4. Reward = -1 for every steps agent move on stone.
5. Reward = -10 when agent collecting a coal from breaking a coal mine.
6. Reward = -10 when agent die from lava.
Here are some code examples of agent actions. In our map, we have some kinds of blocks: stone, brick block, gold block, diamond block, coal ore and diamond ore.
In this project, we are using PPO to train our agent that make him perform better. The PPO algorithm is a new type of Policy Gradient algorithm. The Policy Gradient algorithm is very sensitive to the step size, but it is difficult to choose a suitable step size. If the difference between the old and the new strategy changes during the training process is too large, it is not conducive to learning. PPO proposes a new objective function that can be updated in multiple training steps in small batches, which solves the problem of difficult to determine the step length in the Policy Gradient algorithm. The main idea of the algorithm is to accept the state s, output the action probability distribution, sample the action in the action probability distribution, execute the action, get a reward, and jump to the next state. After we get the index of action, then we will make action_dict to be a parameter of sendCommand.
We can collect a batch of samples after repeat these steps, and then use the gradient descent algorithm to learn these samples. A big improvement of PPO is to convert the On-policy training process in Policy Gradient into Off-policy. There are two probability density functions are written as p(x) and q(x). And p(x)/q(x) is called the ratio of the probability of taking the current action to the current state of the new and old strategy. In other words, the action is discrete, the output is a set of discrete probability distributions, the action is selected based on this probability distribution. We can fully sample the old policy, and then improve the new policy. This process can be repeated N times in a round instead of 1 time.
The gradient of the average reward value for N rounds:
In the actual training process, there will be an operation on the clip:
Pseduocode
For the goal of the entire project, we need to pass through each gap made up of gold nuggets, and bypass or smash obstacles to reach the end. In the whole process, try to get the highest score possible. In the first half an hour, it was very difficult for the agent to pass through wall and obstacles, since he would always fall into the lava and die. However, after half hour, he began to pass through the gap skillfully and greatly reduced the number of times he fell into the lava, and began to work towards the finish line. When he could reach the finish line, he began trie to learn how to pass the obstacles, bypass or smash. During this time, he began to think about how to get a higher score on the premise of reaching the end. Because not only each step will pay a certain price, but the rewards obtained by breaking different blocks and picking up different items are different.

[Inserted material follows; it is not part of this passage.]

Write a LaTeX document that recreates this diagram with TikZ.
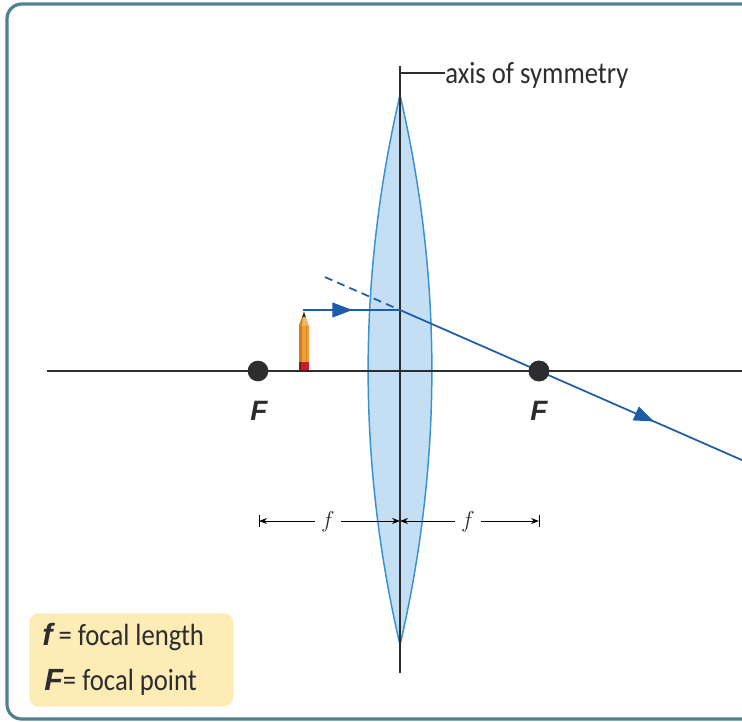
\documentclass[tikz,border=0pt]{standalone}
\usepackage{fontspec}
\setmainfont[FakeStretch=0.87]{Carlito}
\newfontfamily\heavyfont{Liberation Sans}
\usetikzlibrary{arrows.meta,decorations.markings,calc}

\definecolor{framecol}{RGB}{78,128,146}
\definecolor{axisgray}{RGB}{45,45,48}
\definecolor{lensfill}{RGB}{196,222,243}
\definecolor{lensedge}{RGB}{55,145,212}
\definecolor{raycol}{RGB}{30,92,170}
\definecolor{legendfill}{RGB}{253,236,182}
\definecolor{pencilorange}{RGB}{240,160,50}
\definecolor{pencildark}{RGB}{214,122,30}
\definecolor{pencilred}{RGB}{200,30,40}
\definecolor{woodcol}{RGB}{236,184,110}

\tikzset{
  axisline/.style={draw=axisgray, line width=1.5pt},
  symline/.style={draw=axisgray, line width=1.1pt},
  lensbody/.style={fill=lensfill, draw=lensedge, line width=1.1pt},
  ray/.style={draw=raycol, line width=1.3pt},
  backray/.style={draw=raycol, line width=1.3pt, dash pattern=on 6pt off 4pt},
  fdot/.style={circle, fill=axisgray, minimum size=15.5pt, inner sep=0pt},
  flabel/.style={font=\heavyfont\bfseries\itshape\fontsize{21}{21}\selectfont, text=axisgray},
  dimline/.style={draw=black, line width=0.7pt},
  dimlabel/.style={font=\fontsize{19}{19}\selectfont, text=axisgray, inner sep=1pt},
  raymark/.style={postaction=decorate, decoration={markings,
      mark=at position #1 with {\arrow[raycol]{Triangle[length=15pt,width=11pt]}}}},
  labeltext/.style={font=\fontsize{23}{25}\selectfont, text=axisgray, inner sep=0pt},
}

\begin{document}
\begin{tikzpicture}[x=0.75pt, y=-0.75pt]
  \useasboundingbox (0,0) rectangle (742,721);

  % outer panel frame
  \draw[framecol, line width=2.4pt, rounded corners=11pt]
    (760,4) -- (7,4) -- (7,719) -- (760,719);

  % lens
  \coordinate (ltop) at (400,95);
  \coordinate (lbot) at (400,645);
  \path[lensbody] (ltop) .. controls (357.5,278) and (357.5,462) .. (lbot)
                         .. controls (442.5,462) and (442.5,278) .. (ltop) -- cycle;

  % principal axis
  \coordinate (axl) at (47,371);
  \coordinate (axr) at (742,371);
  \draw[axisline] (axl) -- (axr);

  % axis of symmetry with its label
  \coordinate (symtop) at (400,66);
  \coordinate (symbot) at (400,673);
  \draw[symline] (symtop) -- (symbot);
  \node[labeltext, anchor=base west] (symlabel) at (445,83) {axis of symmetry};
  \coordinate (symtick) at (400,73);
  \draw[symline] (symtick) -- (symtick -| symlabel.west);

  % focal points
  \node[fdot] (F1) at (258,371) {};
  \node[fdot] (F2) at (539,371) {};

  % rays
  \coordinate (tip) at (303,310);
  \coordinate (hit) at (400,310);
  \coordinate (rayend) at ($(hit)!2.47!(F2)$);
  \coordinate (back) at ($(hit)!-0.54!(F2)$);
  \draw[backray] (back) -- (hit);
  \draw[ray, raymark=0.51] (tip) -- (hit);
  \draw[ray, raymark=0.74] (hit) -- (rayend);
  \node[fdot] at (F2) {};

  % pencil (object)
  \fill[pencilorange] (299,325) rectangle (309,363);
  \fill[pencildark] (299,325) rectangle (301.5,363);
  \fill[pencildark!80!pencilorange] (305.5,325) rectangle (307,363);
  \fill[woodcol] (299,325.5) -- (304,312) -- (309,325.5) -- cycle;
  \fill[pencildark] (299,325.5) -- (304,312) -- (301.5,325.5) -- cycle;
  \fill[axisgray] (302.2,317) -- (304,311.5) -- (305.8,317) -- cycle;
  \fill[pencilred] (299,362) rectangle (309,370);
  \fill[pencilred!70!black] (299,362) rectangle (301,370);

  % focal point labels
  \node[flabel] (F1lab) at (259,411) {F};
  \node[flabel] (F2lab) at (539,411) {F};

  % focal length dimensions
  \coordinate (dL) at (259,521);
  \coordinate (dM) at (400,521);
  \coordinate (dR) at (539,521);
  \node[dimlabel] (fleft) at (328,522) {$f$};
  \node[dimlabel] (fright) at (468,522) {$f$};
  \draw[dimline] ($(dL)+(0,-6)$) -- ($(dL)+(0,6)$);
  \draw[dimline] ($(dR)+(0,-6)$) -- ($(dR)+(0,6)$);
  \draw[dimline, -{Stealth[length=6pt,width=4.5pt]}] (dL -| fleft.west) ++(-5,0) -- (dL);
  \draw[dimline, -{Stealth[length=6pt,width=4.5pt]}] (dL -| fleft.east) ++(5,0) -- (dM);
  \draw[dimline, -{Stealth[length=6pt,width=4.5pt]}] (dL -| fright.west) ++(-5,0) -- (dM);
  \draw[dimline, -{Stealth[length=6pt,width=4.5pt]}] (dL -| fright.east) ++(5,0) -- (dR);

  % legend
  \node[fill=legendfill, rounded corners=7pt, minimum width=153pt, minimum height=70pt,
        anchor=north west, inner sep=0pt] (legend) at (29,613) {};
  \node[labeltext, anchor=base west] (leg1) at (42,645)
    {{\heavyfont\bfseries\itshape f} = focal length};
  \node[labeltext, anchor=base west] (leg2) at (44,690)
    {{\heavyfont\bfseries\itshape F}= focal point};
\end{tikzpicture}
\end{document}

Once again clarify the agent’s goal, the agent needs to get the highest possible score in the process of reaching the end. In this progress, the most important thing is reach the end line and finish the mission, so the reward he gain when he reach the finish line is the most highest. There are wall and lava in the map, and he will gain a negative reward if he touch the wall, and gain a more negative reward if he died when he touch lava. Therefore, he needs to reach the end in as few steps as possible, and try to avoid falling into the lava and death. And after he can reach the end line he should pay more attention on two obstacles: coal_ore and diamond_ore, and he would get coal and diamond if he smash them. The reward of these two itmes are different, so he should learn which he should smash to get a higher score.
At the first 10 minutes, the agent has been trained for about 1000 steps. We can see that the agent learns very fast at the beginning, so the score rises quickly. Because of overfitting, the score showed a downward trend, but he soon adjusted his strategy and the score rebounded.
After training about 4000 steps, the agent may meet a bottleneck, since the score seems to be stuck at 500, and it stays at 500 for 10 minutes. It may be that the agent has reached the end once and is trying to improve the score by another way.
After one hour, the number of steps came to 12000 and the score stay at 800, and slightly decreased during this period. This may be because 800 is already the highest score that the agent can obtain through a long-term learning, so when trying other methods, the score was decreasing.
After two hours, we can see from the figure that the agent has always maintained a high score which is 800, so we can guess and infer that the current agent has mastered the best skills and maintained his highest score range.